The Long Goodbye
The Long Goodbye affiche

2021

Réalisé par: Aneil Karia

Avec: Riz Ahmed, Hussina Raja, Javed Hashmi

Film vu par nos propres moyens

Personnalité en vogue depuis quelques années, le comédien Riz Ahmed brille par sa retenue et son intelligence. S’il est d’ordinaire discret en interview (ce que nous avions eu l’immense chance d’expérimenter nous-mêmes), préférant mettre en avant les films que sa personne, ses choix de carrière parlent pour lui. Le souvenir de sa performance dans Sound of Metal est encore vif. Toutefois, l’acteur sait aussi faire entendre sa voix pour les combats qui lui tiennent à cœur: démonstration aujourd’hui avec The Long Goodbye, un court métrage d’environ 15 minutes, en lice aux Oscars, pour lequel il joue et cosigne le scénario en compagnie du réalisateur Aneil Karia.

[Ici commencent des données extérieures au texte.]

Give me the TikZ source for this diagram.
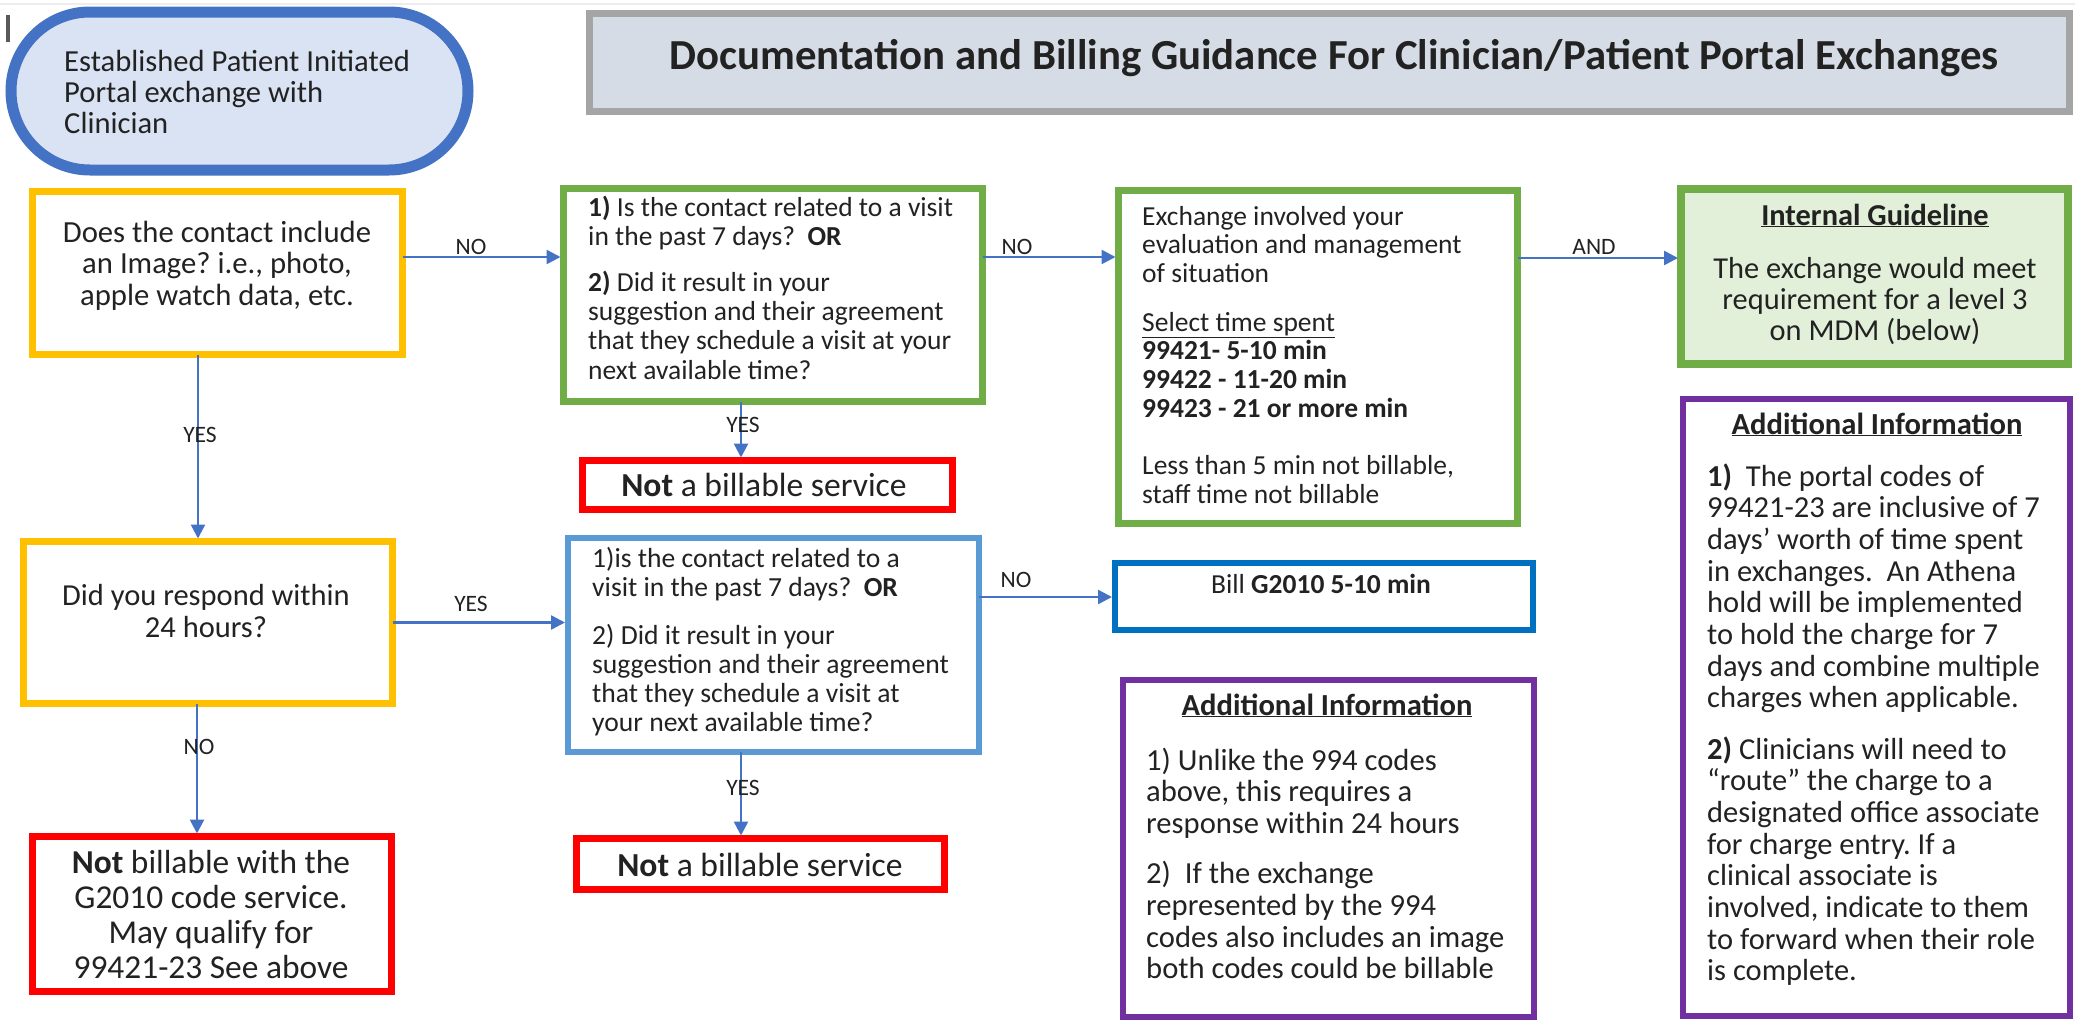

Dans une banlieue anglaise, une famille musulmane vit une journée tout à fait banale, partagée entre la joie et les petits tracas du quotidien. Puis c’est l’horreur ! Des hommes encagoulés, tout de noir vétus, font irruption dans les logis et forcent les résidents à sortir, violemment. Alors que femmes et enfants sont enfermés dans des vans, les hommes attendent, à genoux, leur terrible sentence.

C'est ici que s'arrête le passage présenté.